#### Exercise
Each line below must be set down exactly; omit any image you find.

— Start —

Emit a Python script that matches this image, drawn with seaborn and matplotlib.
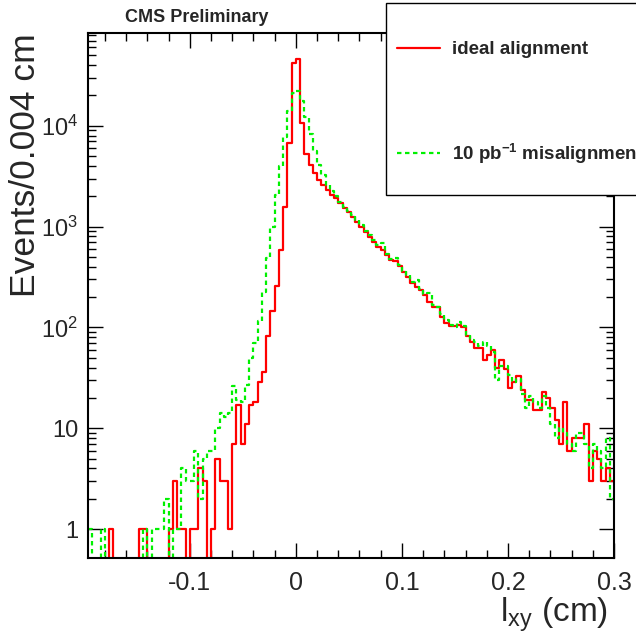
import numpy as np
import pandas as pd
import matplotlib
matplotlib.use("Agg")
import matplotlib.pyplot as plt
from matplotlib.patches import Rectangle
from matplotlib.lines import Line2D
from matplotlib.ticker import MultipleLocator, FixedLocator, NullFormatter
import seaborn as sns

# histogram range and binning (0.004 cm bins)
x_lo, x_hi = -0.196, 0.3

ideal = [0, 0, 0, 0, 0, 1, 0, 0, 0, 0,
         0, 0, 1, 1, 0, 0, 0, 0, 0, 1,
         3, 1, 1, 0, 1, 1, 4, 3, 0, 1,
         5, 3, 3, 1, 7, 17, 7, 11, 17, 18,
         29, 36, 82, 145, 255, 580, 1560, 6800, 41900, 46000,
         10700, 5300, 4090, 3380, 2900, 2590, 2320, 2080, 1920, 1730,
         1520, 1400, 1255, 1120, 1000, 890, 795, 710, 632, 586,
         523, 466, 455, 406, 357, 314, 278, 254, 235, 210,
         177, 161, 160, 128, 111, 103, 103, 106, 102, 82,
         72, 62, 62, 48, 53, 60, 40, 47, 39, 25,
         29, 33, 24, 19, 19, 15, 15, 23, 20, 16,
         12, 7, 18, 6, 8, 8, 8, 11, 3, 6,
         5, 3, 4, 3]

misaligned = [1, 0, 0, 1, 0, 0, 0, 0, 0, 0,
              0, 0, 0, 1, 0, 1, 1, 1, 2, 0,
              1, 1, 4, 3, 3, 6, 2, 5, 6, 6,
              10, 14, 13, 14, 26, 19, 18, 27, 50, 70,
              115, 225, 490, 980, 2080, 4000, 7700, 13900, 21000, 22000,
              17500, 12300, 8200, 5670, 4130, 3250, 2590, 2240, 1990, 1760,
              1560, 1440, 1290, 1150, 1040, 910, 820, 740, 650, 680,
              540, 480, 490, 415, 365, 330, 285, 295, 240, 215,
              221, 168, 158, 135, 118, 106, 100, 112, 104, 84,
              75, 72, 66, 72, 65, 57, 30, 41, 41, 34,
              29, 31, 22, 16, 21, 18, 16, 21, 16, 11,
              8, 10, 9, 7, 6, 9, 9, 7, 4, 7,
              6, 4, 8, 2]

labels = ["ideal alignment", "10 pb$^{-1}$ misalignment"]
x_ticks = [-0.1, 0, 0.1, 0.2, 0.3]
x_tick_labels = ["-0.1", "0", "0.1", "0.2", "0.3"]
y_ticks = [1, 10, 100, 1000, 10000]
y_tick_labels = ["1", "10", "$10^{2}$", "$10^{3}$", "$10^{4}$"]

edges = np.linspace(x_lo, x_hi, len(ideal) + 1)
centers = (edges[:-1] + edges[1:]) / 2
df = pd.DataFrame({
    "lxy": np.concatenate([centers, centers]),
    "events": ideal + misaligned,
    "sample": [labels[0]] * len(ideal) + [labels[1]] * len(misaligned),
})

sns.set_style("ticks")
plt.rcParams["font.family"] = ["Liberation Sans", "DejaVu Sans"]
plt.rcParams["mathtext.default"] = "regular"

W, H = 636, 637
fig = plt.figure(figsize=(W / 100, H / 100), dpi=100)
ax = fig.add_axes([88 / W, 79 / H, 526 / W, 525 / H])

styles = {labels[0]: dict(color="#ff0000", linestyle="-"),
          labels[1]: dict(color="#00f000", linestyle=(0, (2, 1.6)))}
for lab in labels:
    sub = df[df["sample"] == lab]
    sns.histplot(data=sub, x="lxy", weights="events", bins=list(edges),
                 element="step", fill=False, linewidth=1.6, ax=ax,
                 **styles[lab])

ax.set_yscale("log")
ax.set_xlim(x_lo, x_hi)
ax.set_ylim(0.516, 83300)

ax.xaxis.set_major_locator(FixedLocator(x_ticks))
ax.set_xticklabels(x_tick_labels)
ax.xaxis.set_minor_locator(MultipleLocator(0.02))
ax.yaxis.set_major_locator(FixedLocator(y_ticks))
ax.set_yticklabels(y_tick_labels)
minor_y = [m * 10 ** d for d in range(0, 5) for m in range(2, 10)]
ax.yaxis.set_minor_locator(FixedLocator(minor_y))
ax.yaxis.set_minor_formatter(NullFormatter())

ax.tick_params(which="both", direction="in", top=True, right=True,
               width=1, color="black")
ax.tick_params(which="major", length=11)
ax.tick_params(axis="x", which="major", labelsize=18, pad=9)
ax.tick_params(axis="y", which="major", labelsize=17, pad=7)
ax.tick_params(which="minor", length=5.5)
for s in ax.spines.values():
    s.set_linewidth(1.5)
    s.set_color("black")

ax.set_xlabel("l$_{xy}$ (cm)", loc="right", fontsize=24)
ax.xaxis.set_label_coords(0.989, -0.072)
ax.set_ylabel("Events/0.004 cm", loc="top", fontsize=25.5)
ax.yaxis.set_label_coords(-0.087, 1.0)

fig.text(125 / W, 1 - 17 / H, "CMS Preliminary", fontsize=13,
         fontweight="bold", ha="left", va="center")

# legend box (extends past the right edge as in the original)
fig.add_artist(Rectangle((386 / W, 1 - 195 / H), 280 / W, 192 / H,
                         transform=fig.transFigure, facecolor="white",
                         edgecolor="black", linewidth=1, zorder=3))
handles = [Line2D([], [], linewidth=1.6, **styles[lab]) for lab in labels]
leg = fig.legend(handles, labels, loc="upper left",
                 bbox_to_anchor=(397 / W, 1 - 41 / H), frameon=False,
                 borderpad=0, borderaxespad=0, labelspacing=4.45,
                 handlelength=2.3, handletextpad=0.65,
                 prop={"size": 13.5, "weight": "bold"})
leg.set_zorder(4)

fig.savefig("out.png", dpi=100)
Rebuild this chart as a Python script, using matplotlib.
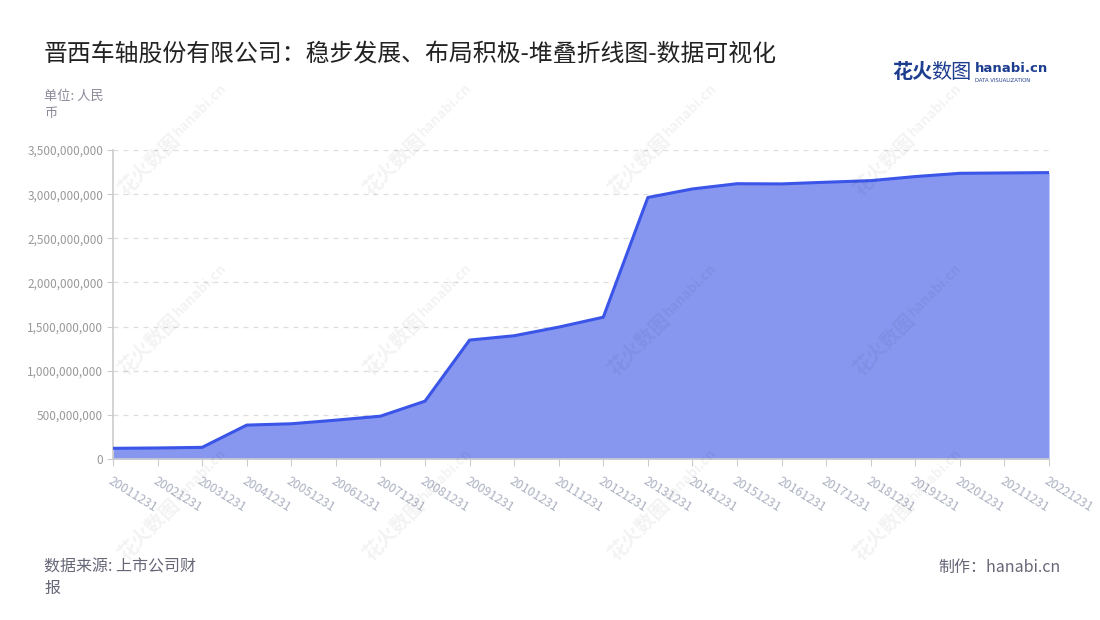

— End —

#### Complete output
Emit a Python script that matches this image, drawn with seaborn and matplotlib.
import numpy as np
import pandas as pd
import matplotlib
matplotlib.use("Agg")
import matplotlib.pyplot as plt
from matplotlib.patches import Rectangle
from matplotlib.lines import Line2D
from matplotlib.ticker import MultipleLocator, FixedLocator, NullFormatter
import seaborn as sns

# histogram range and binning (0.004 cm bins)
x_lo, x_hi = -0.196, 0.3

ideal = [0, 0, 0, 0, 0, 1, 0, 0, 0, 0,
         0, 0, 1, 1, 0, 0, 0, 0, 0, 1,
         3, 1, 1, 0, 1, 1, 4, 3, 0, 1,
         5, 3, 3, 1, 7, 17, 7, 11, 17, 18,
         29, 36, 82, 145, 255, 580, 1560, 6800, 41900, 46000,
         10700, 5300, 4090, 3380, 2900, 2590, 2320, 2080, 1920, 1730,
         1520, 1400, 1255, 1120, 1000, 890, 795, 710, 632, 586,
         523, 466, 455, 406, 357, 314, 278, 254, 235, 210,
         177, 161, 160, 128, 111, 103, 103, 106, 102, 82,
         72, 62, 62, 48, 53, 60, 40, 47, 39, 25,
         29, 33, 24, 19, 19, 15, 15, 23, 20, 16,
         12, 7, 18, 6, 8, 8, 8, 11, 3, 6,
         5, 3, 4, 3]

misaligned = [1, 0, 0, 1, 0, 0, 0, 0, 0, 0,
              0, 0, 0, 1, 0, 1, 1, 1, 2, 0,
              1, 1, 4, 3, 3, 6, 2, 5, 6, 6,
              10, 14, 13, 14, 26, 19, 18, 27, 50, 70,
              115, 225, 490, 980, 2080, 4000, 7700, 13900, 21000, 22000,
              17500, 12300, 8200, 5670, 4130, 3250, 2590, 2240, 1990, 1760,
              1560, 1440, 1290, 1150, 1040, 910, 820, 740, 650, 680,
              540, 480, 490, 415, 365, 330, 285, 295, 240, 215,
              221, 168, 158, 135, 118, 106, 100, 112, 104, 84,
              75, 72, 66, 72, 65, 57, 30, 41, 41, 34,
              29, 31, 22, 16, 21, 18, 16, 21, 16, 11,
              8, 10, 9, 7, 6, 9, 9, 7, 4, 7,
              6, 4, 8, 2]

labels = ["ideal alignment", "10 pb$^{-1}$ misalignment"]
x_ticks = [-0.1, 0, 0.1, 0.2, 0.3]
x_tick_labels = ["-0.1", "0", "0.1", "0.2", "0.3"]
y_ticks = [1, 10, 100, 1000, 10000]
y_tick_labels = ["1", "10", "$10^{2}$", "$10^{3}$", "$10^{4}$"]

edges = np.linspace(x_lo, x_hi, len(ideal) + 1)
centers = (edges[:-1] + edges[1:]) / 2
df = pd.DataFrame({
    "lxy": np.concatenate([centers, centers]),
    "events": ideal + misaligned,
    "sample": [labels[0]] * len(ideal) + [labels[1]] * len(misaligned),
})

sns.set_style("ticks")
plt.rcParams["font.family"] = ["Liberation Sans", "DejaVu Sans"]
plt.rcParams["mathtext.default"] = "regular"

W, H = 636, 637
fig = plt.figure(figsize=(W / 100, H / 100), dpi=100)
ax = fig.add_axes([88 / W, 79 / H, 526 / W, 525 / H])

styles = {labels[0]: dict(color="#ff0000", linestyle="-"),
          labels[1]: dict(color="#00f000", linestyle=(0, (2, 1.6)))}
for lab in labels:
    sub = df[df["sample"] == lab]
    sns.histplot(data=sub, x="lxy", weights="events", bins=list(edges),
                 element="step", fill=False, linewidth=1.6, ax=ax,
                 **styles[lab])

ax.set_yscale("log")
ax.set_xlim(x_lo, x_hi)
ax.set_ylim(0.516, 83300)

ax.xaxis.set_major_locator(FixedLocator(x_ticks))
ax.set_xticklabels(x_tick_labels)
ax.xaxis.set_minor_locator(MultipleLocator(0.02))
ax.yaxis.set_major_locator(FixedLocator(y_ticks))
ax.set_yticklabels(y_tick_labels)
minor_y = [m * 10 ** d for d in range(0, 5) for m in range(2, 10)]
ax.yaxis.set_minor_locator(FixedLocator(minor_y))
ax.yaxis.set_minor_formatter(NullFormatter())

ax.tick_params(which="both", direction="in", top=True, right=True,
               width=1, color="black")
ax.tick_params(which="major", length=11)
ax.tick_params(axis="x", which="major", labelsize=18, pad=9)
ax.tick_params(axis="y", which="major", labelsize=17, pad=7)
ax.tick_params(which="minor", length=5.5)
for s in ax.spines.values():
    s.set_linewidth(1.5)
    s.set_color("black")

ax.set_xlabel("l$_{xy}$ (cm)", loc="right", fontsize=24)
ax.xaxis.set_label_coords(0.989, -0.072)
ax.set_ylabel("Events/0.004 cm", loc="top", fontsize=25.5)
ax.yaxis.set_label_coords(-0.087, 1.0)

fig.text(125 / W, 1 - 17 / H, "CMS Preliminary", fontsize=13,
         fontweight="bold", ha="left", va="center")

# legend box (extends past the right edge as in the original)
fig.add_artist(Rectangle((386 / W, 1 - 195 / H), 280 / W, 192 / H,
                         transform=fig.transFigure, facecolor="white",
                         edgecolor="black", linewidth=1, zorder=3))
handles = [Line2D([], [], linewidth=1.6, **styles[lab]) for lab in labels]
leg = fig.legend(handles, labels, loc="upper left",
                 bbox_to_anchor=(397 / W, 1 - 41 / H), frameon=False,
                 borderpad=0, borderaxespad=0, labelspacing=4.45,
                 handlelength=2.3, handletextpad=0.65,
                 prop={"size": 13.5, "weight": "bold"})
leg.set_zorder(4)

fig.savefig("out.png", dpi=100)
Rebuild this chart as a Python script, using matplotlib.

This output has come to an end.